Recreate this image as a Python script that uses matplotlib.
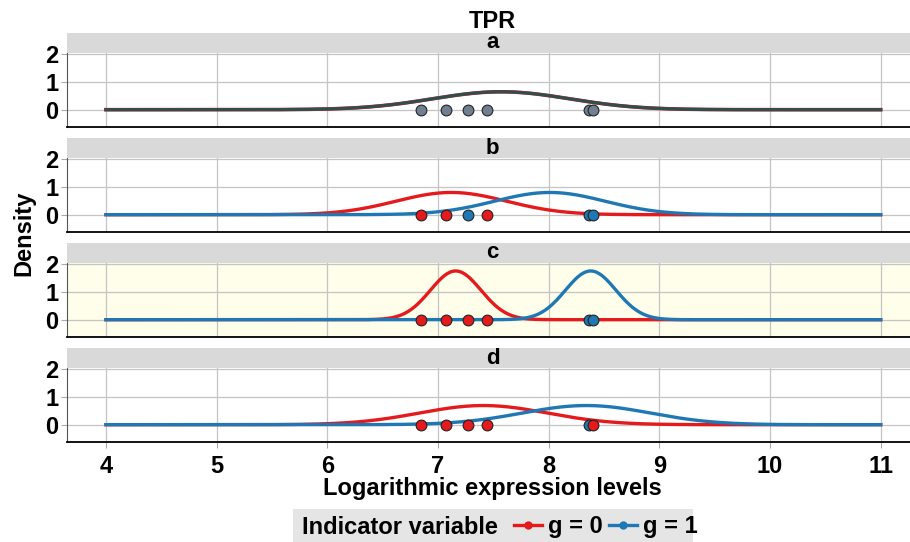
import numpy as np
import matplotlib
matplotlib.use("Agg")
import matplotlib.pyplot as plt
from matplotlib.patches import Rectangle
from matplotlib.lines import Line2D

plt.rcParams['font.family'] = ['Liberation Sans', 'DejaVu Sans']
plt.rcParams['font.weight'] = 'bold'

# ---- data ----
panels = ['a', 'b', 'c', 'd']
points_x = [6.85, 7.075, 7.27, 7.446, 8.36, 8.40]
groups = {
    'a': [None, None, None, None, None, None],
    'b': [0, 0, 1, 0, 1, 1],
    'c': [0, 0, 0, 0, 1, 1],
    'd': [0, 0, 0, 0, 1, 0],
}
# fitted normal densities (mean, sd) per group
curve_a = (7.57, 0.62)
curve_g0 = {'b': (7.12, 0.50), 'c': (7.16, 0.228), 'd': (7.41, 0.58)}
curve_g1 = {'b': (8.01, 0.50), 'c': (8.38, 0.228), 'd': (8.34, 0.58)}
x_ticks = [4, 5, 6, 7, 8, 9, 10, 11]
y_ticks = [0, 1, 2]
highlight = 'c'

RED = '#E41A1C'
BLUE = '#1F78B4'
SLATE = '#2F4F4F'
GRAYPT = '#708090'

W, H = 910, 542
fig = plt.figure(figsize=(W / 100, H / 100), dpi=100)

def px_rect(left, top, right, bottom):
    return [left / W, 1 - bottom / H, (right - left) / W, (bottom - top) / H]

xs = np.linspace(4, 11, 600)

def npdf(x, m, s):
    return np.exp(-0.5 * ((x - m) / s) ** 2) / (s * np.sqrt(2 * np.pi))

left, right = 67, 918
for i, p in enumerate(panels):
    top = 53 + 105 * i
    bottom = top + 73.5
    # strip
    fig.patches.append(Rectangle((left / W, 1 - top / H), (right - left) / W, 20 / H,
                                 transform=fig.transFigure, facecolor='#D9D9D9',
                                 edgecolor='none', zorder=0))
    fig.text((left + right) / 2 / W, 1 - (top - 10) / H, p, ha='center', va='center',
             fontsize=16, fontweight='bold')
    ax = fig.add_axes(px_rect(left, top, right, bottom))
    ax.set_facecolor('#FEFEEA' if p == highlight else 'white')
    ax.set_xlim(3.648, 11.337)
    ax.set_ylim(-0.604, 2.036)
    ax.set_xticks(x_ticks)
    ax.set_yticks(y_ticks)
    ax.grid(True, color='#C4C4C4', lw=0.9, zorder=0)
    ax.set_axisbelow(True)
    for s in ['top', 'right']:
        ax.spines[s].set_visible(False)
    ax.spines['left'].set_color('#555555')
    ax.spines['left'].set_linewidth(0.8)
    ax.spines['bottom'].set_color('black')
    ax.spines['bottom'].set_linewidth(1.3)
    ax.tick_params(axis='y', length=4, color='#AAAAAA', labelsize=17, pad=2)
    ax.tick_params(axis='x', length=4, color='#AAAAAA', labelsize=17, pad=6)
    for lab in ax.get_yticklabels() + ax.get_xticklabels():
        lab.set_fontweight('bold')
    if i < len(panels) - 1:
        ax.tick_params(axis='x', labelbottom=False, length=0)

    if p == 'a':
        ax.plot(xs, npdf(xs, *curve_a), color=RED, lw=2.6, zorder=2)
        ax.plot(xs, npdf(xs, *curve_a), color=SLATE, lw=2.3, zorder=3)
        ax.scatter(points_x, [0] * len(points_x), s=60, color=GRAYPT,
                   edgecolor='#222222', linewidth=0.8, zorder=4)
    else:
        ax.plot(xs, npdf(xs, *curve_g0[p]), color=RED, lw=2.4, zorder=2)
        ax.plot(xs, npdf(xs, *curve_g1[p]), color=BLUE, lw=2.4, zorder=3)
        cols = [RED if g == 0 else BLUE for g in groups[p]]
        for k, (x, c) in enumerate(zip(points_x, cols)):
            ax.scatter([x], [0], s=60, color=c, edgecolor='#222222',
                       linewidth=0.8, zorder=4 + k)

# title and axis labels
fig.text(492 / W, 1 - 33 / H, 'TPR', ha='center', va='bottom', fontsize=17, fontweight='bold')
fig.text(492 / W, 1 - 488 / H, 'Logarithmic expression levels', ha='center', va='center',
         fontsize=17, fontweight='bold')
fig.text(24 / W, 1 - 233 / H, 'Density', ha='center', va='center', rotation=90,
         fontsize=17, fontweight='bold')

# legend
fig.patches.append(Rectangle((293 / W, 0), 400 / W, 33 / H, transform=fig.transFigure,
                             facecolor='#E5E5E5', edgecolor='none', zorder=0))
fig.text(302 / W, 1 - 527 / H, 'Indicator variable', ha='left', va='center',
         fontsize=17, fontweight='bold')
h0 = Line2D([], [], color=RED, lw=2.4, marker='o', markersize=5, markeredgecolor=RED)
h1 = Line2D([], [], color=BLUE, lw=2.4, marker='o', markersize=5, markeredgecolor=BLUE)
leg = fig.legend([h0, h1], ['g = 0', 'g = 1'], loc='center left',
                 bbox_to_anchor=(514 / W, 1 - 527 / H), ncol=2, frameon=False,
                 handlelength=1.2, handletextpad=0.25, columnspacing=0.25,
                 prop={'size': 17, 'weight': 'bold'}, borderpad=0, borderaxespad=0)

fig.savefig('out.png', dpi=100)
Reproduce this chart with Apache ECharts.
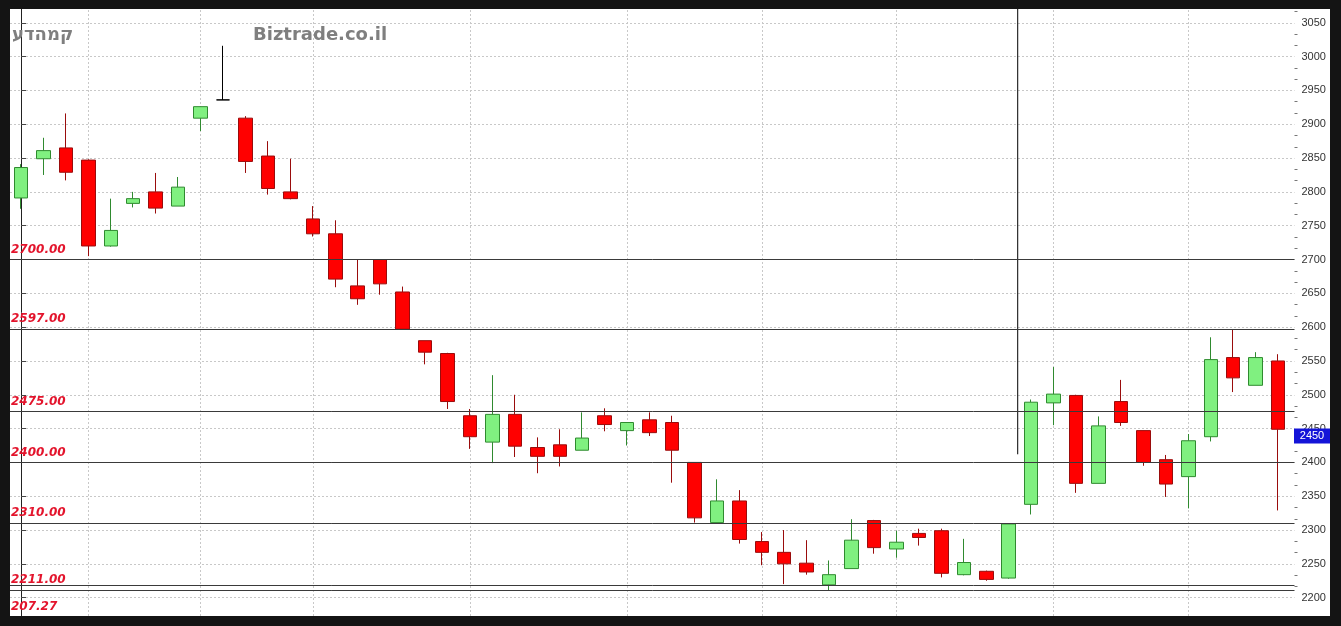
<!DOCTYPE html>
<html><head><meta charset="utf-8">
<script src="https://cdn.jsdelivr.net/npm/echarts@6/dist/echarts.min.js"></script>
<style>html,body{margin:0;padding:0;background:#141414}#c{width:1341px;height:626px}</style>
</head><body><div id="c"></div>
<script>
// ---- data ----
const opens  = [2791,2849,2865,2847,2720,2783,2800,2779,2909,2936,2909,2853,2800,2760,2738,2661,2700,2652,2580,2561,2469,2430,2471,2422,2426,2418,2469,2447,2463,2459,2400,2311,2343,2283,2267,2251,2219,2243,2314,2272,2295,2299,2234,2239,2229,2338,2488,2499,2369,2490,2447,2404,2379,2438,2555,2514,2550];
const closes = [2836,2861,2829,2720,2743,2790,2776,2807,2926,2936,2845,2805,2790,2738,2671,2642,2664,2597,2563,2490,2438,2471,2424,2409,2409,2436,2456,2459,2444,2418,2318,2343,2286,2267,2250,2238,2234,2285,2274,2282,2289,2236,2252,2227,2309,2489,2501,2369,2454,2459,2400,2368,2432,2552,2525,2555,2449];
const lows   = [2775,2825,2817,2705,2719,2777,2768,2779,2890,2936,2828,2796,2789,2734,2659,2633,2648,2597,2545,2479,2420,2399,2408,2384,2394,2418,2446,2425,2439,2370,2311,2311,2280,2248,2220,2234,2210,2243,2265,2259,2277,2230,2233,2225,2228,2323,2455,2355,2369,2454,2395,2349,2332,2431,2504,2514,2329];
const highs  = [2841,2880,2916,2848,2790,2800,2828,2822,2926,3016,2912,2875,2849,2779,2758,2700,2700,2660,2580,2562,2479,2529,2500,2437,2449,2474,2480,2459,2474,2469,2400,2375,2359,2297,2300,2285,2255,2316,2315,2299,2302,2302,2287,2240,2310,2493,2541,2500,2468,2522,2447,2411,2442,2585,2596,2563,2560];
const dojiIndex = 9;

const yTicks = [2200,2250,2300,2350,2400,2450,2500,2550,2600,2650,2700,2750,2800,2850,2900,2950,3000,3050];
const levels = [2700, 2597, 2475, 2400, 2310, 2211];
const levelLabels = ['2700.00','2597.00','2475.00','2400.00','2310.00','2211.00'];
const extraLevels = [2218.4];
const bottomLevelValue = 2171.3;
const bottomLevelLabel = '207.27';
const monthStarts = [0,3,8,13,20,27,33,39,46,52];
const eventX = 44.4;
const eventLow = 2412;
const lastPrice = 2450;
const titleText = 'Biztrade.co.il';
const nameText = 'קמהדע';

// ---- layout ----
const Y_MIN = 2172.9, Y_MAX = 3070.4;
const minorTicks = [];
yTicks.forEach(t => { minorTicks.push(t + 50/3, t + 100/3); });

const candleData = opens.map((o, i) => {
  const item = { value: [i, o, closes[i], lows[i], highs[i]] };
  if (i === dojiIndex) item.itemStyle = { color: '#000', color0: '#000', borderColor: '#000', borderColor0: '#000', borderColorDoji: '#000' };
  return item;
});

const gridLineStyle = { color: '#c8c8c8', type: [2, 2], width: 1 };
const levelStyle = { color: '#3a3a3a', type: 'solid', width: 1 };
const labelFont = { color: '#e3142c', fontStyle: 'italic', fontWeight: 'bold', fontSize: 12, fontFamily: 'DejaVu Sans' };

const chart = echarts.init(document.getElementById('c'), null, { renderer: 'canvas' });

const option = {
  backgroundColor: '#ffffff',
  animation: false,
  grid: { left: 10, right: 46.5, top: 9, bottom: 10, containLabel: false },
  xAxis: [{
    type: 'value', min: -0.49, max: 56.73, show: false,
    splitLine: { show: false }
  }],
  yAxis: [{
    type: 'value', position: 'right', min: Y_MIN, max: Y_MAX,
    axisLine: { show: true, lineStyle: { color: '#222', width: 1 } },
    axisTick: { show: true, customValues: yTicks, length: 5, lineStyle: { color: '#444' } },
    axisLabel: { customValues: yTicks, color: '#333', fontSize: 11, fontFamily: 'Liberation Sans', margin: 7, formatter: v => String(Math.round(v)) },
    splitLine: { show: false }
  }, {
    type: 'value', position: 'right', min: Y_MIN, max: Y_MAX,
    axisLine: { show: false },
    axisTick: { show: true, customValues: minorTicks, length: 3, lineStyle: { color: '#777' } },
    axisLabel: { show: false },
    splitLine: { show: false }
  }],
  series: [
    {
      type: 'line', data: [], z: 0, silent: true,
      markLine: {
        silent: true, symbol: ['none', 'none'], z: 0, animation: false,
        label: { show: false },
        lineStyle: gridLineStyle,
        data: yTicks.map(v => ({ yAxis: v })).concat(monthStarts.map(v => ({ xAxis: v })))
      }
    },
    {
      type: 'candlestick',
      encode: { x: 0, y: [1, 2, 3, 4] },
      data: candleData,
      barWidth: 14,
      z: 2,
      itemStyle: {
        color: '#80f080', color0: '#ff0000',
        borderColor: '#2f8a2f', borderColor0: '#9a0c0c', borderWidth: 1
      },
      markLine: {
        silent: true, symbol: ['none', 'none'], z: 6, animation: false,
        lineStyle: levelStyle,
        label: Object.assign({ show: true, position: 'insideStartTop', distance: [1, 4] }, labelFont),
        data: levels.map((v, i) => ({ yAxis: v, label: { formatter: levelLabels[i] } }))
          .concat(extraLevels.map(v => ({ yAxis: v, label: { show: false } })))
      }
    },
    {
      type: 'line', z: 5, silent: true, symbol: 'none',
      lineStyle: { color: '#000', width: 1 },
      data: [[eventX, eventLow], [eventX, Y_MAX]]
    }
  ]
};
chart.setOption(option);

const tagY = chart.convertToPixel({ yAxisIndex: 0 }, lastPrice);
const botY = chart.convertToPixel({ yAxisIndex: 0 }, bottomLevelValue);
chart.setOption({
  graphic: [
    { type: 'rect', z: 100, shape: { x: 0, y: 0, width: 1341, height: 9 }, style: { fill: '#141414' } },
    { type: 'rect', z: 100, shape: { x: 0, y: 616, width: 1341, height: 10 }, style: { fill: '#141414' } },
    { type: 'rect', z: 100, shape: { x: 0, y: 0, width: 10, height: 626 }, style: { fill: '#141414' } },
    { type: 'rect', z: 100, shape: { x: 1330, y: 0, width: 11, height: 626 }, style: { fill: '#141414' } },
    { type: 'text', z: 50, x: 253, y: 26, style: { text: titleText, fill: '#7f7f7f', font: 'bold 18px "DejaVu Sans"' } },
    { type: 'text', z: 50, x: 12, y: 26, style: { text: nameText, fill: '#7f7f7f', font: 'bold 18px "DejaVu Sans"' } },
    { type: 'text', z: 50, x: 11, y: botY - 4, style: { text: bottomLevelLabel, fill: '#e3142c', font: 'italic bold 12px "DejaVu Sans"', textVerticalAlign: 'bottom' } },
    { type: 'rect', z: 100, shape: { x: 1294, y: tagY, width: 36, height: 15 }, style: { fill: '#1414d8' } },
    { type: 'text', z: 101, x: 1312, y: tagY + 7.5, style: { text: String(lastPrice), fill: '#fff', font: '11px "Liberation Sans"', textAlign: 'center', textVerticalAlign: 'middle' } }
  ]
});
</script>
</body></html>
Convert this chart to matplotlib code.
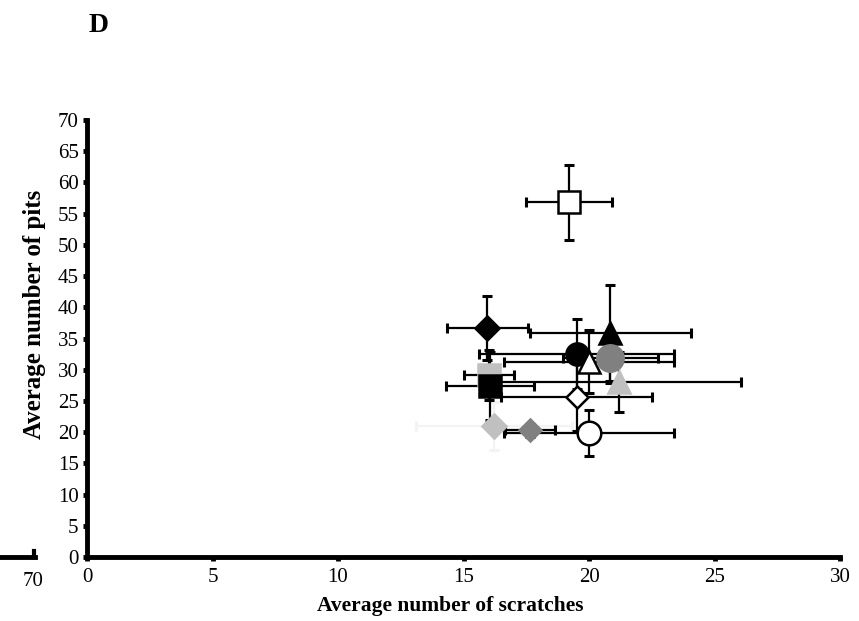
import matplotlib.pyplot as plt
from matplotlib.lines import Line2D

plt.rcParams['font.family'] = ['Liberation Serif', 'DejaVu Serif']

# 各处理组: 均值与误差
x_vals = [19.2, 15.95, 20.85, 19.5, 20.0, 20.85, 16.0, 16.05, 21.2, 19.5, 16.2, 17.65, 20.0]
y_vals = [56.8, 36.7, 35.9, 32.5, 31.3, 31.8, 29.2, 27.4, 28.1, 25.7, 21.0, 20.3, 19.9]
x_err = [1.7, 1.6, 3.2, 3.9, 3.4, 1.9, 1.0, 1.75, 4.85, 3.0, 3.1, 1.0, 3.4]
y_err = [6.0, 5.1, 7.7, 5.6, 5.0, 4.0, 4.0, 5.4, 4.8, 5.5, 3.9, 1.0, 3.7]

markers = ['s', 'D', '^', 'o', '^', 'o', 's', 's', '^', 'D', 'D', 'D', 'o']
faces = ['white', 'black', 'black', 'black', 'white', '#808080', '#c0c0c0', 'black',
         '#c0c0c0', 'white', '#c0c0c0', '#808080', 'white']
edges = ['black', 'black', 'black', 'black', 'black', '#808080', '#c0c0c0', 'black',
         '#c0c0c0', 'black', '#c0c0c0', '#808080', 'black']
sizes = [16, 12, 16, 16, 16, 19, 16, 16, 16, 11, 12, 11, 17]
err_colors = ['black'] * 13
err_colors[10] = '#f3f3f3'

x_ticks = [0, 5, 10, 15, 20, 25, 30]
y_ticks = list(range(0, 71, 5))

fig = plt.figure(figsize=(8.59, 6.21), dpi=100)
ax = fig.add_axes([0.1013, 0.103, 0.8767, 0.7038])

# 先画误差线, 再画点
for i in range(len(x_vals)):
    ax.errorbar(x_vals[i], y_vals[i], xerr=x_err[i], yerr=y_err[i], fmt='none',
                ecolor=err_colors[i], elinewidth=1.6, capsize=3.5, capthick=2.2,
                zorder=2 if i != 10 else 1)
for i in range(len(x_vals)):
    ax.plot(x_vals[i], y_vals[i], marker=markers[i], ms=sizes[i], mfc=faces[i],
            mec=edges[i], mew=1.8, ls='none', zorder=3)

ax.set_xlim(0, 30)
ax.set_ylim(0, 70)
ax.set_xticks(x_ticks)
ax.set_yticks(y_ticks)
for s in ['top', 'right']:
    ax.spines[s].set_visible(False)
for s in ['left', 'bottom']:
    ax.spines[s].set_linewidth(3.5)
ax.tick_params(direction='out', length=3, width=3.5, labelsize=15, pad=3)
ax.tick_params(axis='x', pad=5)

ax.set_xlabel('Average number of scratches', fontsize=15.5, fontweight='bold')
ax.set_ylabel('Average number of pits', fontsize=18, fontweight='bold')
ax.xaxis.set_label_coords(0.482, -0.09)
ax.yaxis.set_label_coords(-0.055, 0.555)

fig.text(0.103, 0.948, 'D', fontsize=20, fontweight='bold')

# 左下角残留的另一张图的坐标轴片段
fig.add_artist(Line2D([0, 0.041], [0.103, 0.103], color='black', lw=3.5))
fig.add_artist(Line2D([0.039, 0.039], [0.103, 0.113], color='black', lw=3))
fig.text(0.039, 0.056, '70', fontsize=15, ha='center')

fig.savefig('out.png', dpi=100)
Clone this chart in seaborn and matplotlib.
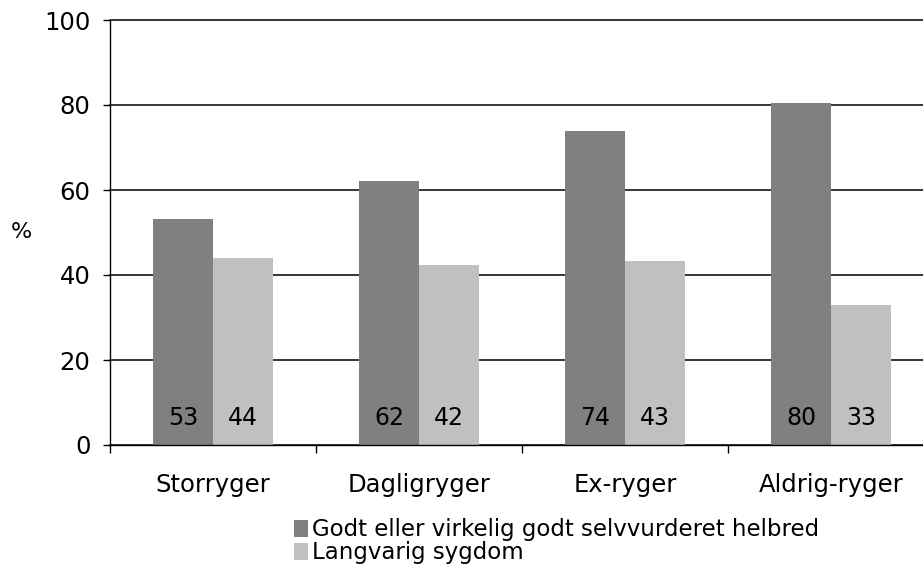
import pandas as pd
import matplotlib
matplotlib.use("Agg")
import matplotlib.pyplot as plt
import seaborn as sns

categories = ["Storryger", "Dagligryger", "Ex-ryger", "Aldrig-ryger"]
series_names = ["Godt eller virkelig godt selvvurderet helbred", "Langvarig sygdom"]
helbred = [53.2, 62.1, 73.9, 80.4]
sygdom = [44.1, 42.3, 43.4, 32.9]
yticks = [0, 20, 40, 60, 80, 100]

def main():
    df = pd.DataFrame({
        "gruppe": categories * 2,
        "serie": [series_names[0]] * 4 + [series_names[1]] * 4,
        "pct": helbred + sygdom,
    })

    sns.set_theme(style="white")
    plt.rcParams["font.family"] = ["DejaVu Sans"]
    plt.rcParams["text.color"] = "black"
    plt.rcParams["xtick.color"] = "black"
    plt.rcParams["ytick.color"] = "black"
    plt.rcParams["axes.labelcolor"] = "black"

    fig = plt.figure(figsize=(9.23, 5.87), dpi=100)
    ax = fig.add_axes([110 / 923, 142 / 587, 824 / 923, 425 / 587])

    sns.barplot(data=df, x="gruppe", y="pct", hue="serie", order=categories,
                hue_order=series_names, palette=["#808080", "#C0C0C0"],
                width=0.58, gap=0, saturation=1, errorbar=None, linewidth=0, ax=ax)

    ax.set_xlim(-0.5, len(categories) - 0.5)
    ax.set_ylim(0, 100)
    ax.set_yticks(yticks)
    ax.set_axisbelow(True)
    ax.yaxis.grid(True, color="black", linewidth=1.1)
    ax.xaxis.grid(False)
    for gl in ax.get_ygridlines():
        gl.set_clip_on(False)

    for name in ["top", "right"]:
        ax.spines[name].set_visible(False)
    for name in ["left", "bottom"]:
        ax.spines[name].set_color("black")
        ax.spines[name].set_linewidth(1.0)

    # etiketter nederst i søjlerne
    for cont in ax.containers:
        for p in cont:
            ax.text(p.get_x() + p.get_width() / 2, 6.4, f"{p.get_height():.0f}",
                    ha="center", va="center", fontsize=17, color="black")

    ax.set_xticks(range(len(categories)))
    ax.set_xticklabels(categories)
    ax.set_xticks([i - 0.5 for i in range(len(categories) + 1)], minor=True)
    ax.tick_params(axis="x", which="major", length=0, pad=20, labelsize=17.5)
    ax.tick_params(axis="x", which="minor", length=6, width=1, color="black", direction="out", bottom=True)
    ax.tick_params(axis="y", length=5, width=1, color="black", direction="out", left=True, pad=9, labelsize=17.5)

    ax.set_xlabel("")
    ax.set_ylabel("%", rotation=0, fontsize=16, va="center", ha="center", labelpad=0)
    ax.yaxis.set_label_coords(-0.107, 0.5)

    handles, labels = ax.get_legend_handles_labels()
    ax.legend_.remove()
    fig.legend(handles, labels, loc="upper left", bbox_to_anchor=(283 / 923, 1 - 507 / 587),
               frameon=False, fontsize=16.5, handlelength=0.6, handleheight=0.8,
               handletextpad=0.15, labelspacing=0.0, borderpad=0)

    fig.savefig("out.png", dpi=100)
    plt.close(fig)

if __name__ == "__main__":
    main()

* EXERCISE REQUIREMENTS
Without any pictures, reproduce the lines from the first one in the material through the line that has "return np.exp(-0.5 *", exactly as they appear.

* SOLVED EXERCISE
Recreate this image as a Python script that uses matplotlib.
import numpy as np
import matplotlib
matplotlib.use("Agg")
import matplotlib.pyplot as plt
from matplotlib.patches import Rectangle
from matplotlib.lines import Line2D

plt.rcParams['font.family'] = ['Liberation Sans', 'DejaVu Sans']
plt.rcParams['font.weight'] = 'bold'

# ---- data ----
panels = ['a', 'b', 'c', 'd']
points_x = [6.85, 7.075, 7.27, 7.446, 8.36, 8.40]
groups = {
    'a': [None, None, None, None, None, None],
    'b': [0, 0, 1, 0, 1, 1],
    'c': [0, 0, 0, 0, 1, 1],
    'd': [0, 0, 0, 0, 1, 0],
}
# fitted normal densities (mean, sd) per group
curve_a = (7.57, 0.62)
curve_g0 = {'b': (7.12, 0.50), 'c': (7.16, 0.228), 'd': (7.41, 0.58)}
curve_g1 = {'b': (8.01, 0.50), 'c': (8.38, 0.228), 'd': (8.34, 0.58)}
x_ticks = [4, 5, 6, 7, 8, 9, 10, 11]
y_ticks = [0, 1, 2]
highlight = 'c'

RED = '#E41A1C'
BLUE = '#1F78B4'
SLATE = '#2F4F4F'
GRAYPT = '#708090'

W, H = 910, 542
fig = plt.figure(figsize=(W / 100, H / 100), dpi=100)

def px_rect(left, top, right, bottom):
    return [left / W, 1 - bottom / H, (right - left) / W, (bottom - top) / H]

xs = np.linspace(4, 11, 600)

def npdf(x, m, s):
    return np.exp(-0.5 * ((x - m) / s) ** 2) / (s * np.sqrt(2 * np.pi))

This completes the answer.